Dean Cameron Wed 23 Jan 2019 4:44AM

Sam I don't think the ELF work classification proposal does miss community development work. I have just edited the document to make it clear where I see it fits. Ie in business development as part of ELF operations and maintenance function So the two share classes would cover capital shares ie the payout those shareholders would receive in the event of a sale of the tangible assets and distribution to them. The other is a Social Enterprise Share SES which would be an annual or monthly share buyback as ELF can afford it. Based on the shares held by SES holders an agreed proportion of ELF social enterprise profit or gross income less capital and interest repayments would be used to buy back those shares from willing SES shareholders. Profit is an opinion but gross income less capital and interest repayments is not, so I think that is the preferred determinant. So to give an example. Let's say the ELF covers its existing mortgages with rentals from the existing renters (which it actually does) so it borrows more money to finish the two apartments below. say $46000 as assumed in the draft annual budget sheet so the cost of servicing this is $270 per month over 30 years and the income from the rental would be $2500 per month. Some should go to a contingency/sinking fund but a substantial amount should be available to pay a dividend to non-capital shareholders in proportion to their recorded effort in the ELF social enterprise.

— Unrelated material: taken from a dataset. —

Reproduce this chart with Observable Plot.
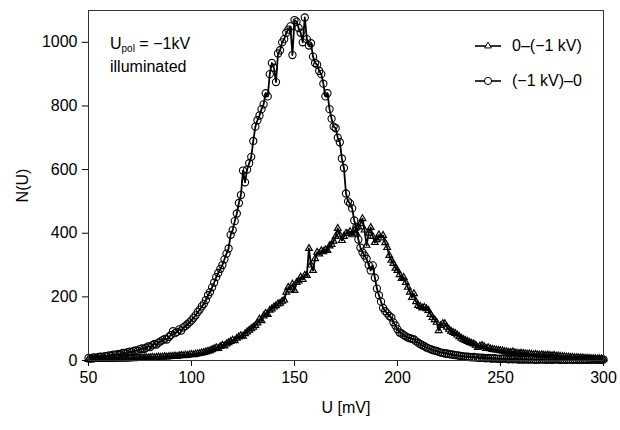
<!DOCTYPE html>
<html><head><meta charset="utf-8">
<script src="https://cdn.jsdelivr.net/npm/d3@7"></script>
<script src="https://cdn.jsdelivr.net/npm/@observablehq/plot@0.6"></script>
<style>
body{margin:0;background:#fff;font-family:"Liberation Sans",Arial,sans-serif;}
#wrap{position:relative;width:620px;height:430px;}
.t{position:absolute;font-size:16px;color:#000;white-space:nowrap;line-height:20px;}
.t sub{font-size:10px;color:#000;vertical-align:baseline;position:relative;top:3px;}
.leg{position:absolute;display:flex;align-items:center;height:20px;font-size:16px;color:#000;white-space:nowrap;}
.leg svg{margin-right:11px;}
</style></head><body><div id="wrap"></div>
<script>
// U grid [mV], 1 mV step from 50 to 300
const uGrid = d3.range(50, 301, 1);

// series "0–(−1 kV)" (triangles), N(U) for U = 50..300
const nUp = [
3,2,4,3,3,4,3,4,5,4,4,5,4,5,6,5,5,6,5,6,6,
7,6,7,8,7,8,8,9,8,9,10,9,10,11,10,11,12,11,12,13,
13,14,13,15,16,15,17,16,18,19,18,20,21,22,24,25,27,29,31,34,
37,40,38,44,48,46,52,56,60,64,62,70,74,78,76,84,90,95,100,105,
110,118,130,125,140,148,145,158,162,168,172,178,180,186,190,215,230,222,240,220,
245,250,262,255,268,267,352,300,283,320,340,335,345,342,348,346,360,365,375,390,
415,395,377,390,400,399,405,395,409,400,420,430,446,410,362,400,418,390,371,380,
395,385,393,370,355,330,315,305,290,283,270,258,261,245,230,215,198,210,185,173,
170,165,167,163,157,145,135,128,120,94,110,116,116,105,98,92,88,85,80,75,
70,66,63,60,57,54,52,48,41,45,47,44,38,40,37,35,34,33,32,31,
30,28,27,26,25,27,24,23,22,23,22,21,20,21,19,18,19,18,17,18,
17,16,17,16,15,16,14,14,13,12,12,11,11,10,10,9,9,8,8,8,7,7,7,6,6,6,5,6,5,5
];

// series "(−1 kV)–0" (circles), N(U) for U = 50..300
const nDown = [
8,6,9,10,8,11,12,10,14,13,16,
15,18,17,20,19,22,24,22,26,28,
26,30,32,30,36,38,36,40,44,42,
48,52,50,56,60,64,68,66,74,80,
92,86,90,98,94,104,108,114,120,126,
134,142,152,160,170,178,190,205,215,230,
245,262,275,288,300,318,336,352,395,410,
438,462,495,520,597,560,600,620,640,690,
735,755,770,790,805,840,830,900,935,920,
875,965,975,1000,1010,1030,1040,1050,960,1070,
1065,1045,1030,1000,1078,1010,990,997,955,935,
930,910,900,870,830,840,790,760,735,730,
700,686,635,605,525,500,494,478,440,418,
380,355,340,330,320,300,283,299,260,226,
205,185,165,155,148,140,135,120,110,98,
88,85,80,76,72,70,68,66,60,56,
52,48,45,41,38,36,33,31,30,27,
25,24,22,22,20,19,18,17,16,15,
14,13,12,12,11,10,11,9,10,8,
9,8,7,8,7,6,7,6,5,6,
5,6,5,4,5,4,5,4,3,4,
3,4,3,3,4,3,2,3,3,4,3,2,3,3,2,3,4,3,2,3,
3,2,3,3,2,3,2,3,3,2,3,2,3,2,3,3,2,3,2,3
];

const seriesNames = ["0–(−1 kV)", "(−1 kV)–0"];
const xTicks = [50, 100, 150, 200, 250, 300];
const yTicks = [0, 200, 400, 600, 800, 1000];

const up = uGrid.map((u, i) => ({u, n: nUp[i], s: seriesNames[0]}));
const down = uGrid.map((u, i) => ({u, n: nDown[i], s: seriesNames[1]}));

const rTri = 2.5, rCirc = 3.6;

const plot = Plot.plot({
  width: 620, height: 430,
  marginLeft: 88, marginRight: 17, marginTop: 10, marginBottom: 70,
  style: {fontFamily: "Liberation Sans, Arial, sans-serif", fontSize: "16px", color: "#000", background: "#fff"},
  x: {domain: [50, 300], ticks: xTicks, tickFormat: d3.format("d"), label: "U [mV]", labelAnchor: "center", labelArrow: "none", tickSize: 6, tickPadding: 5, labelOffset: 52},
  y: {domain: [0, 1100], ticks: yTicks, tickFormat: d3.format("d"), label: "N(U)", labelAnchor: "center", labelArrow: "none", tickSize: 6, tickPadding: 5, labelOffset: 72},
  marks: [
    Plot.line(up, {x: "u", y: "n", stroke: "black", strokeWidth: 1.8}),
    Plot.dot(up, {x: "u", y: "n", symbol: "triangle", r: rTri, stroke: "black", fill: "none", strokeWidth: 1.2}),
    Plot.line(down, {x: "u", y: "n", stroke: "black", strokeWidth: 1.8}),
    Plot.dot(down, {x: "u", y: "n", symbol: "circle", r: rCirc, stroke: "black", fill: "none", strokeWidth: 1.1}),
    Plot.frame({stroke: "#333", strokeWidth: 1})
  ]
});
const wrap = document.getElementById("wrap");
wrap.appendChild(plot);

// annotation
const a1 = document.createElement("div");
a1.className = "t"; a1.style.left = "110px"; a1.style.top = "34px";
a1.innerHTML = "U<sub>pol</sub> = −1kV";
wrap.appendChild(a1);
const a2 = document.createElement("div");
a2.className = "t"; a2.style.left = "110px"; a2.style.top = "57px";
a2.textContent = "illuminated";
wrap.appendChild(a2);

// legend
function legendItem(name, sym, r, top) {
  const d = document.createElement("div");
  d.className = "leg"; d.style.left = "475px"; d.style.top = top + "px";
  const path = d3.symbol(sym, Math.PI * r * r)();
  d.innerHTML = `<svg width="26" height="20"><line x1="0" x2="26" y1="10" y2="10" stroke="black" stroke-width="1.6"/><path transform="translate(13,10)" d="${path}" fill="white" stroke="black" stroke-width="1"/></svg><span>${name}</span>`;
  wrap.appendChild(d);
}
legendItem(seriesNames[0], d3.symbolTriangle, rTri, 36);
legendItem(seriesNames[1], d3.symbolCircle, rCirc, 71);
</script></body></html>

Say for argument sake we agree to pay 60% of that as "surplus to buy back SES ie $1500 per month is paid to those shareholders and essentially ELF buys back that number of shares with those shares it can pay for about 30 hours ELF O&M work per month that is needed. as the social enterprise expands to include a LifeBubble sculpted home etc it will be able to pay for 100 hours per month or more and so the pool of effort and reward will grow.